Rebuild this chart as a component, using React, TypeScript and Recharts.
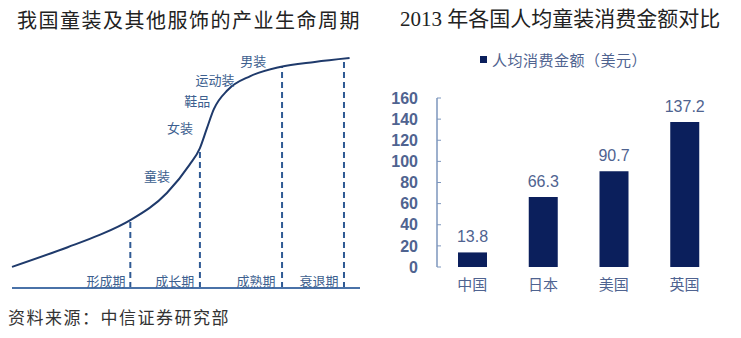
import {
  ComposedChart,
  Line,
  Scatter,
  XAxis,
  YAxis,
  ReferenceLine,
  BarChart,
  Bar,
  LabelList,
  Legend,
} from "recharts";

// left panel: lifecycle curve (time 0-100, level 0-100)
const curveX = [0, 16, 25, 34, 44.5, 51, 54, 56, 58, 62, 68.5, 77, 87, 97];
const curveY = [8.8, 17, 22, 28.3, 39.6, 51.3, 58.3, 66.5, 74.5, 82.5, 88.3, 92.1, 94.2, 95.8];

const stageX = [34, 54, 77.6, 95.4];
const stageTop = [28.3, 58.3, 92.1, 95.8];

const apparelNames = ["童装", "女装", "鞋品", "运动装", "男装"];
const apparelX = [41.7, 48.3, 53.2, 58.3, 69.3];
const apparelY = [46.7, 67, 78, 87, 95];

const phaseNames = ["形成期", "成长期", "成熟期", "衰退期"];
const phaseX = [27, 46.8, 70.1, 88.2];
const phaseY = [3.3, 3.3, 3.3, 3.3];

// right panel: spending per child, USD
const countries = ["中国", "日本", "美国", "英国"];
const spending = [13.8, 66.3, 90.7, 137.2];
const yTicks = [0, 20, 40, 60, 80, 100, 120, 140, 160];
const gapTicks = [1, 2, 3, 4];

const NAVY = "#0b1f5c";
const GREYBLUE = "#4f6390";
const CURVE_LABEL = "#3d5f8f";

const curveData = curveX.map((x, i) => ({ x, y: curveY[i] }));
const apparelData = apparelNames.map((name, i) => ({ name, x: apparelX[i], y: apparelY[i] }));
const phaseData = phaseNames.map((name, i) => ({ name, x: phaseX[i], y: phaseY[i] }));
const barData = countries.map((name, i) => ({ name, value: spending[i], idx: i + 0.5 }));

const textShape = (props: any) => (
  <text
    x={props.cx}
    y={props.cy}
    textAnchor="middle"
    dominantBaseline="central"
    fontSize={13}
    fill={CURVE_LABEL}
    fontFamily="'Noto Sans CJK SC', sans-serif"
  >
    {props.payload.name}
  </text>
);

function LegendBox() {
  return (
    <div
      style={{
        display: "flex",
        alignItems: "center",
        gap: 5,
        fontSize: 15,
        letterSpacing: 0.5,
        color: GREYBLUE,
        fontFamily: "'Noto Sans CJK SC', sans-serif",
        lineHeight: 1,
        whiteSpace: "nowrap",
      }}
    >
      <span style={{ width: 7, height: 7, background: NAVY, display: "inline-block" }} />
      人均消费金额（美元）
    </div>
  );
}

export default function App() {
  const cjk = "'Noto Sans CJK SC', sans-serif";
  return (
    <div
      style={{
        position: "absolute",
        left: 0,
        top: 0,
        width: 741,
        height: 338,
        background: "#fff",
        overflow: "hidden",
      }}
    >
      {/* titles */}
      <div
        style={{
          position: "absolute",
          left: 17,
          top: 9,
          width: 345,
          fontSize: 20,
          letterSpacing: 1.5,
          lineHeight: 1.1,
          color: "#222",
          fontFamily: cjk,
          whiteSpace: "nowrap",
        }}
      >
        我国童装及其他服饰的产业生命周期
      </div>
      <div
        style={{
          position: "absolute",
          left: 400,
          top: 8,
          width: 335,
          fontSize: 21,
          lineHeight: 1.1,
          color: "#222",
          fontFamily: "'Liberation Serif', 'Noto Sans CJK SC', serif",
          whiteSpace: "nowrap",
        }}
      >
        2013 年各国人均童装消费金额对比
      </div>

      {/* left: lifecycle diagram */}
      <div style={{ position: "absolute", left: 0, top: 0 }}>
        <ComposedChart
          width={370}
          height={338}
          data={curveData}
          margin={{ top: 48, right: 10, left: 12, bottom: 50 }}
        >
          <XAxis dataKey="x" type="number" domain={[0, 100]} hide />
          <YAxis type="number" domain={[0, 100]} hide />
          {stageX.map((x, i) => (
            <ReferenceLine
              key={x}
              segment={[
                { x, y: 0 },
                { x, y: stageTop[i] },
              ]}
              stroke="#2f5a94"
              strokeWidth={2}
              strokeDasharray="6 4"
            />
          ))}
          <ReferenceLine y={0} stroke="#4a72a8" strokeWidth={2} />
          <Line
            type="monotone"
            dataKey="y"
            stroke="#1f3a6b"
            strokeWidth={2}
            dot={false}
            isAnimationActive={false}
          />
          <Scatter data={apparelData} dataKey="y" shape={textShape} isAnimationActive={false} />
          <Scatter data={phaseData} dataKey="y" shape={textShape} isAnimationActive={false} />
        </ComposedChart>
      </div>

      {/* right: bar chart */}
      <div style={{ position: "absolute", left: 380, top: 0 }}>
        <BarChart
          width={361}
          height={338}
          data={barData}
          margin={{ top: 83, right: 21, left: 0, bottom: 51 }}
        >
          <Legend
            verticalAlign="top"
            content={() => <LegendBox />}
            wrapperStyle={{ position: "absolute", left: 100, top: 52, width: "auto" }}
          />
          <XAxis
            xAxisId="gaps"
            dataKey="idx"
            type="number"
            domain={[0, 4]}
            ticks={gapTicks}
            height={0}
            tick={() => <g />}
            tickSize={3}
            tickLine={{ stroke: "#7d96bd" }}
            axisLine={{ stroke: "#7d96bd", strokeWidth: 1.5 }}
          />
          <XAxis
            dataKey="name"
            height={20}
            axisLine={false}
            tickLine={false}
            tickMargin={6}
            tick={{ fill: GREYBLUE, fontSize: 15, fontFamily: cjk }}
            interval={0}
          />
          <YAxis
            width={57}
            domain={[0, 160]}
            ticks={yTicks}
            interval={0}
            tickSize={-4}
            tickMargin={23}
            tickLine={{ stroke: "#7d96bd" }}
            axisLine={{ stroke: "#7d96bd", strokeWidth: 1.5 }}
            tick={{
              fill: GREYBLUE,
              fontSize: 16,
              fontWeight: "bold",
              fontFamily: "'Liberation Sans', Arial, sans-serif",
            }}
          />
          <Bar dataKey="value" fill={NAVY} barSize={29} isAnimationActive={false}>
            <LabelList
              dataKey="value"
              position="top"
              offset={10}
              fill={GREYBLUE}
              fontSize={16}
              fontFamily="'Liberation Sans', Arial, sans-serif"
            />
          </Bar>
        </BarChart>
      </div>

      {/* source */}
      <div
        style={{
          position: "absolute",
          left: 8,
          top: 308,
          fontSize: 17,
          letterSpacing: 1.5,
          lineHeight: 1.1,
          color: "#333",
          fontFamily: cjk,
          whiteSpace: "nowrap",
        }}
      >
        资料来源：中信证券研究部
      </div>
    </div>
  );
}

····················

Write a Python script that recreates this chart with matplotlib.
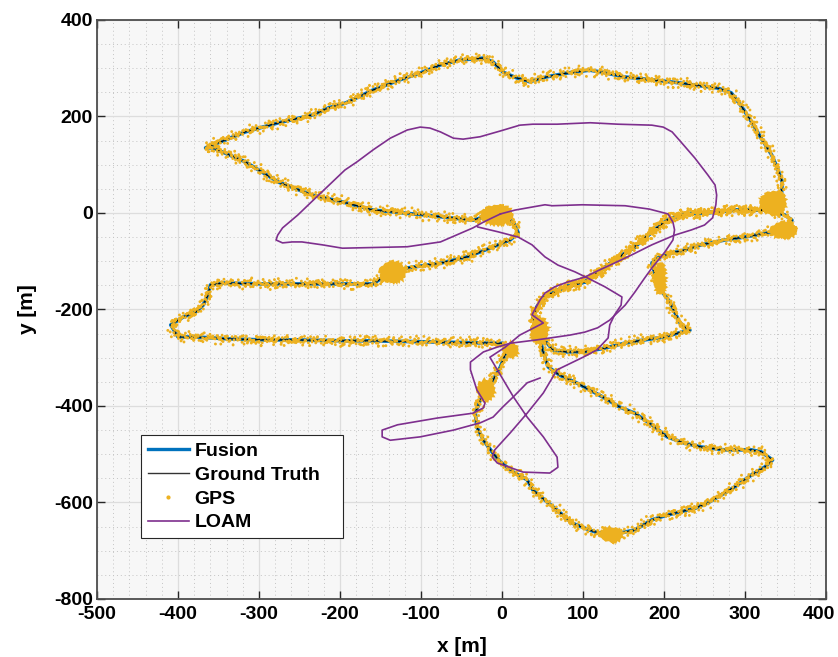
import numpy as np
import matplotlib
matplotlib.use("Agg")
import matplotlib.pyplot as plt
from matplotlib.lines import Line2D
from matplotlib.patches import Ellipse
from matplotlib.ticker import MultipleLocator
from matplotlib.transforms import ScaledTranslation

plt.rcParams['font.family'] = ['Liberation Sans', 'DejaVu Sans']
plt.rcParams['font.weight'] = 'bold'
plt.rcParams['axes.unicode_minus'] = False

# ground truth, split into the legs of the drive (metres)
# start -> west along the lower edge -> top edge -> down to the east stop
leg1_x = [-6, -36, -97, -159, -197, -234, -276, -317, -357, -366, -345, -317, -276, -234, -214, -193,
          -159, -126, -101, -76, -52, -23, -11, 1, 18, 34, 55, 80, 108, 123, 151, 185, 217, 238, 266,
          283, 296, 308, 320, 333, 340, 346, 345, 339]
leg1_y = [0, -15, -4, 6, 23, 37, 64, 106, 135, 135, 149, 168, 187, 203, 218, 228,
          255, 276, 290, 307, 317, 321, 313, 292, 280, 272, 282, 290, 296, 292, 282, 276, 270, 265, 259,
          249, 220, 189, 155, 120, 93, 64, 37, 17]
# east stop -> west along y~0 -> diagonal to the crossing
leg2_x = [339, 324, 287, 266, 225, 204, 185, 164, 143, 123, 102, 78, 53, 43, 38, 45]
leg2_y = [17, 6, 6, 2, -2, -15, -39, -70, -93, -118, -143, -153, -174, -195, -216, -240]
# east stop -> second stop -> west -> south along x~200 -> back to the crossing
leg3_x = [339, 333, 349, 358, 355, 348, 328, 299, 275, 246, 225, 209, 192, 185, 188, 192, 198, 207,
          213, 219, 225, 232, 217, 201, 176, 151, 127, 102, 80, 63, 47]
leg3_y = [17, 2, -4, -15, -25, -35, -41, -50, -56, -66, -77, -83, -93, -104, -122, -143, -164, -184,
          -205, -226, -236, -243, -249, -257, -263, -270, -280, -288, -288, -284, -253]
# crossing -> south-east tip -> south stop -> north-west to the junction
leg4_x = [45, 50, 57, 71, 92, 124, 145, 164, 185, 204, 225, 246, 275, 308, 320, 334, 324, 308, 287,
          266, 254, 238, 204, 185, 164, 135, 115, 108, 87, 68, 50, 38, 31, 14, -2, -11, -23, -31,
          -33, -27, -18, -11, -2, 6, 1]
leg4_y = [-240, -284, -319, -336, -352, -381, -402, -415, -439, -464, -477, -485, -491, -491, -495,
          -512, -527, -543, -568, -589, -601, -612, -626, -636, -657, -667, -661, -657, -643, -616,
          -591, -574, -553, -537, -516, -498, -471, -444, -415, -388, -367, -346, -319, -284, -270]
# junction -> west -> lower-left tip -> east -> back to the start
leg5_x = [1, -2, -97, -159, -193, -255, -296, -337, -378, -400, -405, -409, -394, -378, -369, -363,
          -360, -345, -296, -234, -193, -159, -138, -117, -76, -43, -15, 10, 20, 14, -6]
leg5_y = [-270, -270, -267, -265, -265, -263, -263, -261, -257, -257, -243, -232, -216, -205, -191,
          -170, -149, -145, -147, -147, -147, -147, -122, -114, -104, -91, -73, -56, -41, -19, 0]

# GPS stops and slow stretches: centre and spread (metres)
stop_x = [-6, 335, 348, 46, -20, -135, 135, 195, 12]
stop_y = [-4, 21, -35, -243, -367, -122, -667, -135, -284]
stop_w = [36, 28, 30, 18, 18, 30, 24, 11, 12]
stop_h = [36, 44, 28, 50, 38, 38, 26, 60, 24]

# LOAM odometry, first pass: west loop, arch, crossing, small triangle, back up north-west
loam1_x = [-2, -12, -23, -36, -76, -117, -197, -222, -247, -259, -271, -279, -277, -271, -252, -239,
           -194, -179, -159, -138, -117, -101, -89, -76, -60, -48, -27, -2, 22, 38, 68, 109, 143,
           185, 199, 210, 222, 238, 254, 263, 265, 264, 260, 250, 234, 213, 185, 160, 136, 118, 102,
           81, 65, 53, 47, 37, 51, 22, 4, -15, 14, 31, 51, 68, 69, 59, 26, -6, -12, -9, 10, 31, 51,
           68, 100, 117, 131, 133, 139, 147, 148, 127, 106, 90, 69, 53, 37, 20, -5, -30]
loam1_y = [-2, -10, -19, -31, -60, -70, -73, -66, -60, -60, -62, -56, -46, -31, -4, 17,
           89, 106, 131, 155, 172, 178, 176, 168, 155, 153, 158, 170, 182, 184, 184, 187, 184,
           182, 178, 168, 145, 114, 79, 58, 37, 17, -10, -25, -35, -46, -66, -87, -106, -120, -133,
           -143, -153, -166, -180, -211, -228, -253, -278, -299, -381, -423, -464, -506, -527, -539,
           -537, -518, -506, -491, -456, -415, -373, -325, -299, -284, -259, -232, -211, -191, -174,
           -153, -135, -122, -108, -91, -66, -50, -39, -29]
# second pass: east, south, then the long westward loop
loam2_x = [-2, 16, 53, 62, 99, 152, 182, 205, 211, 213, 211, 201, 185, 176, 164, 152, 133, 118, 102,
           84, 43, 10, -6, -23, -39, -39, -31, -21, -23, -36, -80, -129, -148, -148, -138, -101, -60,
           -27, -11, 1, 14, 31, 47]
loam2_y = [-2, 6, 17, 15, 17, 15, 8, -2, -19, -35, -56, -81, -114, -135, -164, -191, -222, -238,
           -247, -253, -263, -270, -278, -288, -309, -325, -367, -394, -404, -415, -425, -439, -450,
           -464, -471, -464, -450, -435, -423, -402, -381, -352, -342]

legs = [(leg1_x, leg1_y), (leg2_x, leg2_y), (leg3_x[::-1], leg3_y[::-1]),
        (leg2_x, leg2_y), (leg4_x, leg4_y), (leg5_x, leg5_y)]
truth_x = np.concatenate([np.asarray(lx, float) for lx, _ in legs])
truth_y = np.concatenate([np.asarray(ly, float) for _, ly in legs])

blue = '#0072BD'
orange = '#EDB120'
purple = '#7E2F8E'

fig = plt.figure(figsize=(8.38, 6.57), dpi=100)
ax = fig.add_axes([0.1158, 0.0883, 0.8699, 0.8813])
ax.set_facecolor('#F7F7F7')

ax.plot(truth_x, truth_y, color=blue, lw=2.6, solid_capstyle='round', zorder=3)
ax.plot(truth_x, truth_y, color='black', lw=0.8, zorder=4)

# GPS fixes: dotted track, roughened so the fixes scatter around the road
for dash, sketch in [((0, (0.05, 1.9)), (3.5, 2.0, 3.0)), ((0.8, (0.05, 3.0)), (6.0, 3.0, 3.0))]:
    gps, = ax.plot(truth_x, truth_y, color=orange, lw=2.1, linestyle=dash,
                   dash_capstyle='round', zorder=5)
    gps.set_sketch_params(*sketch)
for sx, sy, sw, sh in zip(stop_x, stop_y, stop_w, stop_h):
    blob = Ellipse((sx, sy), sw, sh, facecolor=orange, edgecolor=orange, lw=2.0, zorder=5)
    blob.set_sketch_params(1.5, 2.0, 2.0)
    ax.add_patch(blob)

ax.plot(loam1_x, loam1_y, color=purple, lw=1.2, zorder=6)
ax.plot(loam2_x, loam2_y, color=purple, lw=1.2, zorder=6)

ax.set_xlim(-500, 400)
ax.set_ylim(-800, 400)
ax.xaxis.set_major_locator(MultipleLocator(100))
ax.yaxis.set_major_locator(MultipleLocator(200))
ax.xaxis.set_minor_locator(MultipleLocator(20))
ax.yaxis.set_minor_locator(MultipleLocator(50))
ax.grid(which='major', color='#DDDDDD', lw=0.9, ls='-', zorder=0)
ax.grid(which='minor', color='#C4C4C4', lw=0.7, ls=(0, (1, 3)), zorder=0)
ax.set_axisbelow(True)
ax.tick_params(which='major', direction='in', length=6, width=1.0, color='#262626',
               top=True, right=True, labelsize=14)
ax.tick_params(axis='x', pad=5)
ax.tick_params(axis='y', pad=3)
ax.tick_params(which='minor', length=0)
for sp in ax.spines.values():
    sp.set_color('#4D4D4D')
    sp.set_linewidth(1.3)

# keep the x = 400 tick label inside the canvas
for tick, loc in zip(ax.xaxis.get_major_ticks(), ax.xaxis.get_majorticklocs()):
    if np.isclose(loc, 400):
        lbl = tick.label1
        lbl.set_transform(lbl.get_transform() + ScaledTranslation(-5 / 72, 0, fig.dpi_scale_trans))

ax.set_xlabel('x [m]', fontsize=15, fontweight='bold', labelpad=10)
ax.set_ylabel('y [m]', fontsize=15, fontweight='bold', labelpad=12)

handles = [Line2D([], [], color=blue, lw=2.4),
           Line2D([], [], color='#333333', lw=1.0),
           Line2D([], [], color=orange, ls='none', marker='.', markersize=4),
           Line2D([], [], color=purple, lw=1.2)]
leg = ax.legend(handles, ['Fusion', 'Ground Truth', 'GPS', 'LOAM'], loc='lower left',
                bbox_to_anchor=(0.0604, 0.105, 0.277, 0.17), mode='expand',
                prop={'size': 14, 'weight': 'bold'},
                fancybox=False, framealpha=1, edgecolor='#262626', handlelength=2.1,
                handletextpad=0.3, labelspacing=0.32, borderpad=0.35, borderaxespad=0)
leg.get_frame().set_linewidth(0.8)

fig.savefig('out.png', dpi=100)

····················

What to produce: Reproduce exactly, and only, the lines from the one containing "Write a Python" through the one containing "from matplotlib.transforms import", including both; leave out any pictures.

Result:
Write a Python script that recreates this chart with matplotlib.
import numpy as np
import matplotlib
matplotlib.use("Agg")
import matplotlib.pyplot as plt
from matplotlib.lines import Line2D
from matplotlib.patches import Ellipse
from matplotlib.ticker import MultipleLocator
from matplotlib.transforms import ScaledTranslation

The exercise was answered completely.